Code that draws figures

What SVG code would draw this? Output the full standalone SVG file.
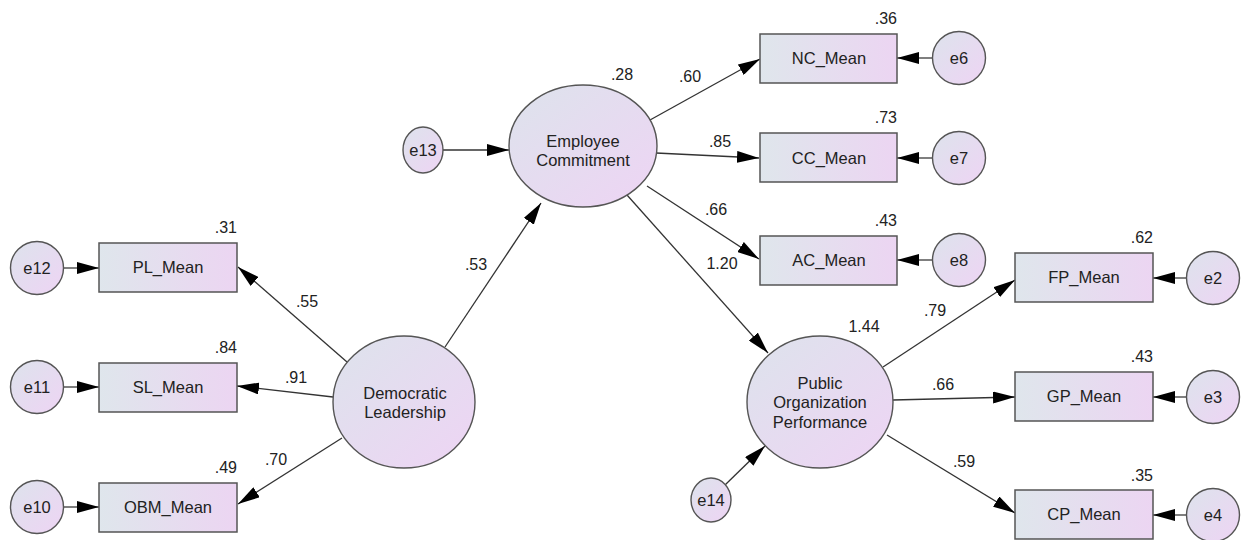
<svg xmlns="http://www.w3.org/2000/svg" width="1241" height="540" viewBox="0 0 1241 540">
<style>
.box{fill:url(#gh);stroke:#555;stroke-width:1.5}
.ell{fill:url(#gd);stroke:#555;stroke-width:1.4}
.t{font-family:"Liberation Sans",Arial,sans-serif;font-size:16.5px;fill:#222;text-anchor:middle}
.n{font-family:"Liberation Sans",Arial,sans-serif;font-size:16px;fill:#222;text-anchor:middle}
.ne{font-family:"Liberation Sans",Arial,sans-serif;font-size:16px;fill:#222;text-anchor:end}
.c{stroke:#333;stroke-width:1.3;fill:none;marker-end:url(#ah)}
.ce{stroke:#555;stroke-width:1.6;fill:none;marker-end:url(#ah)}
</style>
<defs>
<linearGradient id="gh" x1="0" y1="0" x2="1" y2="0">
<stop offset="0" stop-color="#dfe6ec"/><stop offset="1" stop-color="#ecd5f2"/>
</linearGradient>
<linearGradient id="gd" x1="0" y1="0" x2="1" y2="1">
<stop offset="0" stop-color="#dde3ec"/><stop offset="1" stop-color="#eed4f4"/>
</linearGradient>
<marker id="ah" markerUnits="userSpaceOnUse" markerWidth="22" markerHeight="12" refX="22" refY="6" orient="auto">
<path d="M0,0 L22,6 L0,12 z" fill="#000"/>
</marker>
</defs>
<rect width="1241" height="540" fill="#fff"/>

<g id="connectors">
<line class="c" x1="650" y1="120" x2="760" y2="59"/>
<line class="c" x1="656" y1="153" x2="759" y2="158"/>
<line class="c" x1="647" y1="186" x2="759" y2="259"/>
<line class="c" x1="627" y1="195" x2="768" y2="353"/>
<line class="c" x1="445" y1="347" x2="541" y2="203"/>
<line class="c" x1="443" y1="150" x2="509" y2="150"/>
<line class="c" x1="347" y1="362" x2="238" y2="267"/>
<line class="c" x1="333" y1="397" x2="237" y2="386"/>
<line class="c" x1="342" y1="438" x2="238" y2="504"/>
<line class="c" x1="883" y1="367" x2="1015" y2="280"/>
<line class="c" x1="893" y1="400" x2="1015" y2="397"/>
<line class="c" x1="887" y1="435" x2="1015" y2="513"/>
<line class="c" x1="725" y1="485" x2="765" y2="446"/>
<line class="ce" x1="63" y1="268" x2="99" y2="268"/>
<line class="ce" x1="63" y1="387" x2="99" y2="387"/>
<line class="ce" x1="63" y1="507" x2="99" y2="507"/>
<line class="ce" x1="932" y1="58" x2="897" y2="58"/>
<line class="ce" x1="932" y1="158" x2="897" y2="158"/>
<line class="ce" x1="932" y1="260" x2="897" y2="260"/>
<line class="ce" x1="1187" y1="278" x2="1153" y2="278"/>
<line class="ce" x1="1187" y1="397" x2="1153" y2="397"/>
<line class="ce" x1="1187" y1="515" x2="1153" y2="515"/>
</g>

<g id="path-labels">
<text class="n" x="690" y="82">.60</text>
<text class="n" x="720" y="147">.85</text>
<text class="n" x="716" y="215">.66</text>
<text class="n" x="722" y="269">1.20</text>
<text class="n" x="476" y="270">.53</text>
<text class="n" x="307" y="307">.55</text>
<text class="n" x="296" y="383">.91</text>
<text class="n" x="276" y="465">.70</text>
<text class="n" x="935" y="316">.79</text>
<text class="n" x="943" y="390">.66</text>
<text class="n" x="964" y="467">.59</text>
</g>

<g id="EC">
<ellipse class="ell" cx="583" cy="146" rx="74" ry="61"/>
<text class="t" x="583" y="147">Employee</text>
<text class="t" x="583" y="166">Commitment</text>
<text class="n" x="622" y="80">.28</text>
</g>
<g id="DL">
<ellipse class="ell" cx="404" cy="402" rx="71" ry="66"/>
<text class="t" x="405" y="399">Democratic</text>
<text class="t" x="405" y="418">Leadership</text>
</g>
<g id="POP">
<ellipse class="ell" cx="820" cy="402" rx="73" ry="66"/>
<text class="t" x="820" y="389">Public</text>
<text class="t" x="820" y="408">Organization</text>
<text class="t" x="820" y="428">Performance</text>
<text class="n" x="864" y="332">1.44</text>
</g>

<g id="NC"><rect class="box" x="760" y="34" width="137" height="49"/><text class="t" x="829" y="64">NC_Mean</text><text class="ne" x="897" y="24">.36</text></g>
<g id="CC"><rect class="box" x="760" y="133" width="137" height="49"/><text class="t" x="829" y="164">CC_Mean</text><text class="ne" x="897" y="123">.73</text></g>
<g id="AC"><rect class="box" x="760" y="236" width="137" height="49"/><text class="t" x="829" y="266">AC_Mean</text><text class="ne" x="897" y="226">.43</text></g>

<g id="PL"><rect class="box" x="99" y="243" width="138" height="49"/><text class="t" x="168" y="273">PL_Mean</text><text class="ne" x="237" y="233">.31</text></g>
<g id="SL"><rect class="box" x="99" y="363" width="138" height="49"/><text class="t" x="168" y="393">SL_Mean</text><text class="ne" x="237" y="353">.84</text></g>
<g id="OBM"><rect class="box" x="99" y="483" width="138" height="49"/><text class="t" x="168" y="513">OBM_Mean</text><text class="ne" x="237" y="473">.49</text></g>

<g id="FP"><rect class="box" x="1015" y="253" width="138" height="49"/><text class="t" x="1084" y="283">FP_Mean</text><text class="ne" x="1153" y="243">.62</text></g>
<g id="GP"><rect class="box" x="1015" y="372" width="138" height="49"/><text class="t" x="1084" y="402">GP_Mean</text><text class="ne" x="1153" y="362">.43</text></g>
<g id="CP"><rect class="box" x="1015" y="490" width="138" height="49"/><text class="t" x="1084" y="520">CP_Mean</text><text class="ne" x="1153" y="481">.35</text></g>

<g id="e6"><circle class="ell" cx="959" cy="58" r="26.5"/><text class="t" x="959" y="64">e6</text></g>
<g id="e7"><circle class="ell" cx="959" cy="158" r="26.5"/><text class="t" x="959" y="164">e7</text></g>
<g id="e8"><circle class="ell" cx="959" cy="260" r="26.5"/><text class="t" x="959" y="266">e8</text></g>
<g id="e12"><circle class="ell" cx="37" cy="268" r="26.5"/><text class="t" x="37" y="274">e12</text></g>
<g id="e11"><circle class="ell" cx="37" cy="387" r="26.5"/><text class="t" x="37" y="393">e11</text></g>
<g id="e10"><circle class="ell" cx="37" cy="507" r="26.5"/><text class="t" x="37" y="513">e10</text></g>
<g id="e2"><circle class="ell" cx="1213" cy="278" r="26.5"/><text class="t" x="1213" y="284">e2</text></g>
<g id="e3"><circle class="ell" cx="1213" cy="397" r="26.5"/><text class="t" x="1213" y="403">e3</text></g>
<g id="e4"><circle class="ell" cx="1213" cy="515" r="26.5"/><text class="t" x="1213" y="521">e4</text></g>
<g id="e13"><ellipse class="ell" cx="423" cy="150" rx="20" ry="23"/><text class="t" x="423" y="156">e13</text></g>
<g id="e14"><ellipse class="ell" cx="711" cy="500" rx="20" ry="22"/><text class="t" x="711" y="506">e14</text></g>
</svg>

==

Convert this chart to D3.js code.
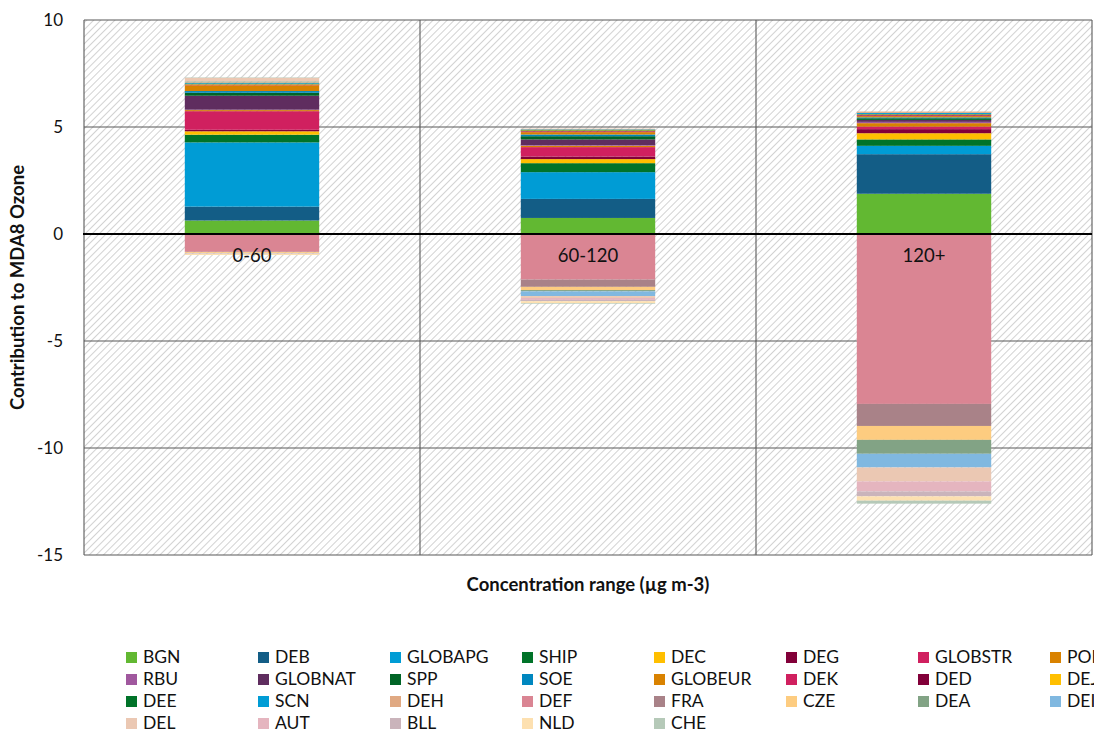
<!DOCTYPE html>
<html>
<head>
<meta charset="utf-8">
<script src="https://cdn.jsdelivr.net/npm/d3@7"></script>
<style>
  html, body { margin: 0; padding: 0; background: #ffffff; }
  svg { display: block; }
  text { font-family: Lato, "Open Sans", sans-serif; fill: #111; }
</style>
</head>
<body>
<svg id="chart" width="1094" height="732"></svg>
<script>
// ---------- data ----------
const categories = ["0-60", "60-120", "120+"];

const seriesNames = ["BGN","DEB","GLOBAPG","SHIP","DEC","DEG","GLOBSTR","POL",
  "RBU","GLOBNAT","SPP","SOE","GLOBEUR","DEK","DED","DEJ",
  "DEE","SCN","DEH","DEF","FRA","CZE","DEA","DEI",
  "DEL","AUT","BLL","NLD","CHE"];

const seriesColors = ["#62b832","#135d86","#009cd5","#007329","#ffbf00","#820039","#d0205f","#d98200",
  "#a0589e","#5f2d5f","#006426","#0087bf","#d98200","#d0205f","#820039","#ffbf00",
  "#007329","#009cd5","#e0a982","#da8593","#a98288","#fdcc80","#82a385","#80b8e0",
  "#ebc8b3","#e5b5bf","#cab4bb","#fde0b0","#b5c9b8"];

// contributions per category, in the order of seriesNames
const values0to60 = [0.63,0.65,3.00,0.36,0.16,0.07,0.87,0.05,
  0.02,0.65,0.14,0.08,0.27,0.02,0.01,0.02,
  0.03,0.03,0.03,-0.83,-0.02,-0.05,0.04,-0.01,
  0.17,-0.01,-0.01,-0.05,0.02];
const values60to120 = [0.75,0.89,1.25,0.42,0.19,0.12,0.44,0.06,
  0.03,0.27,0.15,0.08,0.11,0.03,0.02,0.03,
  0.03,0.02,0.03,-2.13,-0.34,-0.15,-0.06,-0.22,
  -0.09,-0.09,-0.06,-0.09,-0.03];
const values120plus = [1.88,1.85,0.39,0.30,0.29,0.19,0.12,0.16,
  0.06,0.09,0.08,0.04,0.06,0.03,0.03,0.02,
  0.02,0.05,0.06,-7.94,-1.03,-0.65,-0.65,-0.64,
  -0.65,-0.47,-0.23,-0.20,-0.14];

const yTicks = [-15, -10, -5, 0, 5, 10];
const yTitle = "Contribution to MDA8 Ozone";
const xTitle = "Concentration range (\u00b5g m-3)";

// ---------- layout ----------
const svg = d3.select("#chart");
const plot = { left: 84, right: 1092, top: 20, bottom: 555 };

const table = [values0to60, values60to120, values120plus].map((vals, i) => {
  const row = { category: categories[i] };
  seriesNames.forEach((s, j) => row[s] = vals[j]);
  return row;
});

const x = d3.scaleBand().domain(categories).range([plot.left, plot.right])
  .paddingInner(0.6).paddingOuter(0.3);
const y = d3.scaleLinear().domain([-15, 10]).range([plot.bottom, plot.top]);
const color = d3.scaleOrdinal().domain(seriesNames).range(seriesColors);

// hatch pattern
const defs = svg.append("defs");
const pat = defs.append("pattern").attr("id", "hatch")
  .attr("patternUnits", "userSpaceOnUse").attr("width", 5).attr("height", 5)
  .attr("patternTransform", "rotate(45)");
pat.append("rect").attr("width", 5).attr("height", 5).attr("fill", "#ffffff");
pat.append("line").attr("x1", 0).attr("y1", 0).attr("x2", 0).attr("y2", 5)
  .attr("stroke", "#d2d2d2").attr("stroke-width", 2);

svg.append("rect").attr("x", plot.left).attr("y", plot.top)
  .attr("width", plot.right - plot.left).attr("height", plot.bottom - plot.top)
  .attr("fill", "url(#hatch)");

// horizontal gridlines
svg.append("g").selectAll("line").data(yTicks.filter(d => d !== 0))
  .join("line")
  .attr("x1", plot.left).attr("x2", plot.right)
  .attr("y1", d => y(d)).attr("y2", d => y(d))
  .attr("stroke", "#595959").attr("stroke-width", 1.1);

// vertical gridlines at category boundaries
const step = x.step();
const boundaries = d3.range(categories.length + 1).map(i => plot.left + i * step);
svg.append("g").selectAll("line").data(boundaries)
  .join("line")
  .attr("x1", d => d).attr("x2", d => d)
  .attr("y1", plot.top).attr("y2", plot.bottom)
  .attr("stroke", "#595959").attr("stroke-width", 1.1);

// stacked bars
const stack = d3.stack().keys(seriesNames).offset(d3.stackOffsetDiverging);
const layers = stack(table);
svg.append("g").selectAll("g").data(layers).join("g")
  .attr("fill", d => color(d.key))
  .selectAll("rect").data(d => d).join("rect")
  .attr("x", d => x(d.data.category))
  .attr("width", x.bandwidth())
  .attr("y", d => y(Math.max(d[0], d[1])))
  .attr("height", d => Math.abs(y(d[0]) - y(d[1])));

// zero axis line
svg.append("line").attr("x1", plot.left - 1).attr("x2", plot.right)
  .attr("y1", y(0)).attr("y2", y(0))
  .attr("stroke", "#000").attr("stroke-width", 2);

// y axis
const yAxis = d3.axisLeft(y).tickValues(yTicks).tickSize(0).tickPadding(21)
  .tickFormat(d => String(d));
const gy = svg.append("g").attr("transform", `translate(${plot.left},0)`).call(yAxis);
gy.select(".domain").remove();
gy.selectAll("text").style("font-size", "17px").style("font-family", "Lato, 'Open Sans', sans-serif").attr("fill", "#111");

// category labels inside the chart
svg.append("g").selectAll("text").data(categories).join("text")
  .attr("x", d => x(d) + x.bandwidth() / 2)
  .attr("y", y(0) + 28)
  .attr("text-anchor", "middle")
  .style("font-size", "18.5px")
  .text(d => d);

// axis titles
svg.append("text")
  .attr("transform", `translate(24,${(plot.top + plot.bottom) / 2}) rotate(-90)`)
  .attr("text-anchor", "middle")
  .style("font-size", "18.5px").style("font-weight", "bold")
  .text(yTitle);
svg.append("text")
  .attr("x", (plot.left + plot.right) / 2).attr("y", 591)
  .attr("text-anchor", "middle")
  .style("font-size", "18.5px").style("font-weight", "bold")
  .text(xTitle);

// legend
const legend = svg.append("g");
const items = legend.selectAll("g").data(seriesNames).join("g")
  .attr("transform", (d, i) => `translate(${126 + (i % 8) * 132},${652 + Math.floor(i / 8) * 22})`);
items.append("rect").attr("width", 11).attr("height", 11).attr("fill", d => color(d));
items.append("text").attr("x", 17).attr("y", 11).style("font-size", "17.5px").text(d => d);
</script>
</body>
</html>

...

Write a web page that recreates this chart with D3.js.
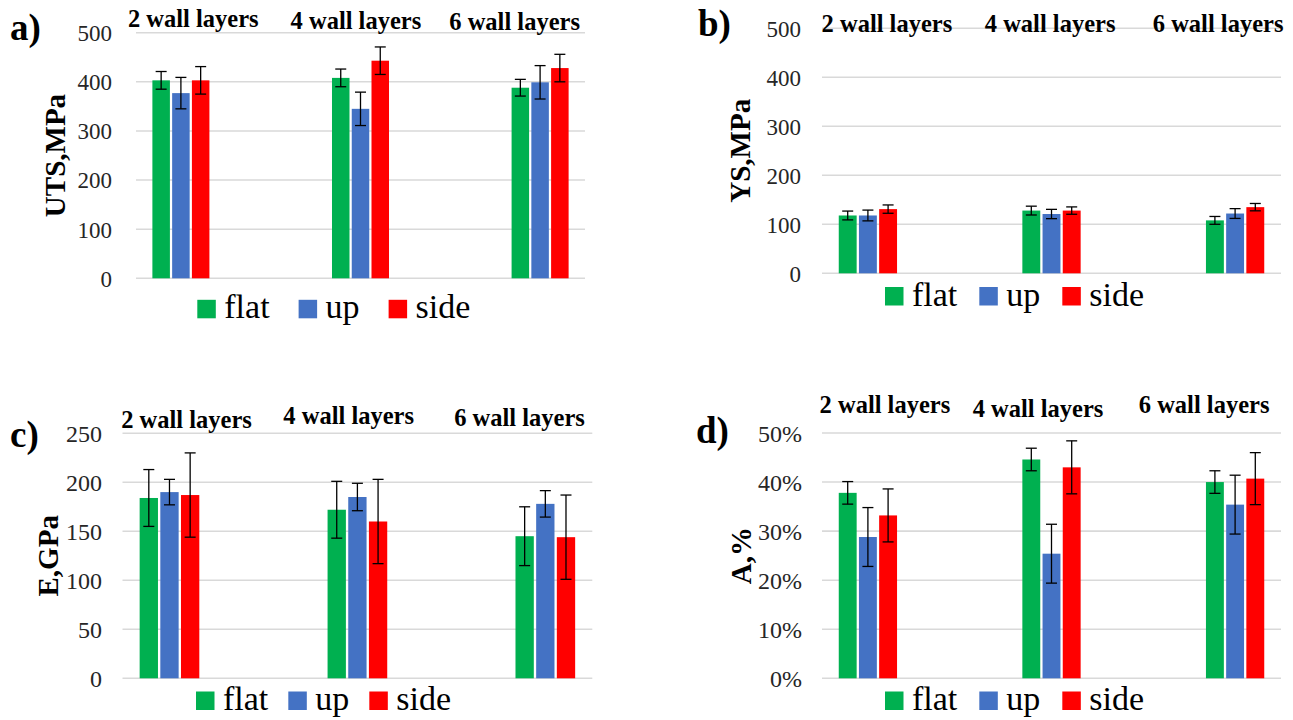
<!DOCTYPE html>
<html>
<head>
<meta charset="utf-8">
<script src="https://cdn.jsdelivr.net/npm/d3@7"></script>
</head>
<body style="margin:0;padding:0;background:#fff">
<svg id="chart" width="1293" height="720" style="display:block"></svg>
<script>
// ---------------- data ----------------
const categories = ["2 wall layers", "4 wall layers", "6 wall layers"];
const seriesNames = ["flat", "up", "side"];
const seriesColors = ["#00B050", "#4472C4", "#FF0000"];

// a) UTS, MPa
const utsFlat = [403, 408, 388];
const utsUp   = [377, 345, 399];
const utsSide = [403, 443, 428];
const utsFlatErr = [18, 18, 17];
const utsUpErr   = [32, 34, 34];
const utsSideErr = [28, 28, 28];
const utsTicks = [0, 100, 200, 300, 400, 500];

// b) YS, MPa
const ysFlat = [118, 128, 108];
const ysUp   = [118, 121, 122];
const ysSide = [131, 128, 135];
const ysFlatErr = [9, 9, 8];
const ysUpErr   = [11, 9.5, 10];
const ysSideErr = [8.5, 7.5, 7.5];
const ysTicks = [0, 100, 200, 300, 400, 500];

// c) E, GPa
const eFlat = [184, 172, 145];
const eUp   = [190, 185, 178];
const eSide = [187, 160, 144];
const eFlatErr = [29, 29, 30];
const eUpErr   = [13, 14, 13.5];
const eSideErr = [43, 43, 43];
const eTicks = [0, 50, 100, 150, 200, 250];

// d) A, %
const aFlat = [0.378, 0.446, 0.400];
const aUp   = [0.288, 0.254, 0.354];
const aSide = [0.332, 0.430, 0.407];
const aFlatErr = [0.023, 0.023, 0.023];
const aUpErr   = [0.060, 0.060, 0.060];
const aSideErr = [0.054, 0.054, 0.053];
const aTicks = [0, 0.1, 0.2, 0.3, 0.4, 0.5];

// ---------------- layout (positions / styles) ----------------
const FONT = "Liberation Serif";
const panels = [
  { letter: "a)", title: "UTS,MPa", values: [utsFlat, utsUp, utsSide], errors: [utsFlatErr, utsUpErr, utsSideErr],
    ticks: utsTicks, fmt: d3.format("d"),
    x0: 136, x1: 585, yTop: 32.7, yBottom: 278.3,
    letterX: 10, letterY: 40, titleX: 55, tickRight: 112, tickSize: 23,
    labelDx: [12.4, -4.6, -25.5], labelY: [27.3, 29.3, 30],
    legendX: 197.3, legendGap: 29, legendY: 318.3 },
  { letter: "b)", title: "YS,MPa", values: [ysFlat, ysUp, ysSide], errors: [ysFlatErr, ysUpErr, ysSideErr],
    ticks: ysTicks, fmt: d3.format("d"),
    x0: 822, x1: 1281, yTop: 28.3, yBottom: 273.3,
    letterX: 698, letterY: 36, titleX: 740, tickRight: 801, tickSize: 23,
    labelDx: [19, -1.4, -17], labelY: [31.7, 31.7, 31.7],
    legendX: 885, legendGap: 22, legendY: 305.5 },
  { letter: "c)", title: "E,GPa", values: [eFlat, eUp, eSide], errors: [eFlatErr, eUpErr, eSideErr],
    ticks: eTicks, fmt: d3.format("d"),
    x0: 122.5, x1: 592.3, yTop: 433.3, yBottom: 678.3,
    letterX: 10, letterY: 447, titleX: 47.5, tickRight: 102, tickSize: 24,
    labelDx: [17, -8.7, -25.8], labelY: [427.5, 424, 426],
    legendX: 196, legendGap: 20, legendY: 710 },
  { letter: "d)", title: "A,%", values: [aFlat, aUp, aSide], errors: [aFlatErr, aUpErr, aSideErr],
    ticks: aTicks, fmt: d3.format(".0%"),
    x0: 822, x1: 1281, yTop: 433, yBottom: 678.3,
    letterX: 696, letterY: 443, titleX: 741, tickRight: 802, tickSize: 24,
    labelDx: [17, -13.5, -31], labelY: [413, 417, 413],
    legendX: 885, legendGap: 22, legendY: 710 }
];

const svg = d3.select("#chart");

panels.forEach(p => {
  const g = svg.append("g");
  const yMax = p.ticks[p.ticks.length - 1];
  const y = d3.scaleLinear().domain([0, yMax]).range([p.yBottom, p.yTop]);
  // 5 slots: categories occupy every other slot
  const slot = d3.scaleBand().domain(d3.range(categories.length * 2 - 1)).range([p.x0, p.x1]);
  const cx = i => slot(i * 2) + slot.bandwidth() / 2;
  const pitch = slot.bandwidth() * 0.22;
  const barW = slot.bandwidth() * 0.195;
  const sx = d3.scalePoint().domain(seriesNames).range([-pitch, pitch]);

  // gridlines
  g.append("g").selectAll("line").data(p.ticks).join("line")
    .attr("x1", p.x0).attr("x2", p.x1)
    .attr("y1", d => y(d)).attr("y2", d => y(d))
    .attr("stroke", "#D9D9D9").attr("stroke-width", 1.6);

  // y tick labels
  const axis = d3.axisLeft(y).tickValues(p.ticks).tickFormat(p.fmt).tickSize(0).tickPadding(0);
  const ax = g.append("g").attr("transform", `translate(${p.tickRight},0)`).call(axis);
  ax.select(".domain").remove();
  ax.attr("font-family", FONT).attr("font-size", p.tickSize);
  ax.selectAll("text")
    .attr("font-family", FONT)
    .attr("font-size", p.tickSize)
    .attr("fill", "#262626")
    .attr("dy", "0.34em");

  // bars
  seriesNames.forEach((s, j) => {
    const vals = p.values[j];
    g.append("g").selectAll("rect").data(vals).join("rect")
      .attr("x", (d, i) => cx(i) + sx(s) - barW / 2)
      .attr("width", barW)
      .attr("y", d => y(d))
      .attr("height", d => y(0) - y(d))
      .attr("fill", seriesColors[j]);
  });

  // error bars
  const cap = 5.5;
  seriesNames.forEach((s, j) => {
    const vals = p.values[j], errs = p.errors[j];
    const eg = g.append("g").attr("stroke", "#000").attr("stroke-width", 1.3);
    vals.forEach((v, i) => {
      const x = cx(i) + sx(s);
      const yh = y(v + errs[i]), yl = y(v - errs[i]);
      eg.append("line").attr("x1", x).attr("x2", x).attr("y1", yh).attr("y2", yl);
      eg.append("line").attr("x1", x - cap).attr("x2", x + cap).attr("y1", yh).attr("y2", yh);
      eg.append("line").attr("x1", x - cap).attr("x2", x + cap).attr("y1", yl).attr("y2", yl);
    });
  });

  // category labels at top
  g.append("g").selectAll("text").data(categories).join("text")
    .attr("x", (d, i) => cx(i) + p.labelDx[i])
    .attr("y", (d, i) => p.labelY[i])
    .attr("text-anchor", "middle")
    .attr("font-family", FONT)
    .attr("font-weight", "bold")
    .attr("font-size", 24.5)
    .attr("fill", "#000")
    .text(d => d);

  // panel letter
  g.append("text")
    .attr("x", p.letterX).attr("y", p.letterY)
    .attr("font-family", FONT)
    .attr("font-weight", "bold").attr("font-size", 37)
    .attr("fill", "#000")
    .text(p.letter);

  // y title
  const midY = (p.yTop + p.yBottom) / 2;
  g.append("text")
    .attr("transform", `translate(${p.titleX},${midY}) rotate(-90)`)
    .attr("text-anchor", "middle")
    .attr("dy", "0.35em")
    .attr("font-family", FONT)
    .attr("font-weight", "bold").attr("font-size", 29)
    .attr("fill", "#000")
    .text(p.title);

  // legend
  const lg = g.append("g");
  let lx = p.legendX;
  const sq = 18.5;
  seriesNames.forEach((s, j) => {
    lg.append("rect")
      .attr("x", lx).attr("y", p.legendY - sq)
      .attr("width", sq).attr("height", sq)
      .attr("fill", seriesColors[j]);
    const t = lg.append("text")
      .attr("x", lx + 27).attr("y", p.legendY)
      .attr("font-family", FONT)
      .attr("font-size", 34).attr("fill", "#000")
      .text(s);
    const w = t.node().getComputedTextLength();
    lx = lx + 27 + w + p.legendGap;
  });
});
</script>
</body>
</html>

(Challenge):
Return all lines of the material above in which the word "this" occurs.

(Task answer):
What SVG code would draw this? Output the full standalone SVG file.
Convert this chart to D3.js code.
Write a web page that recreates this chart with D3.js.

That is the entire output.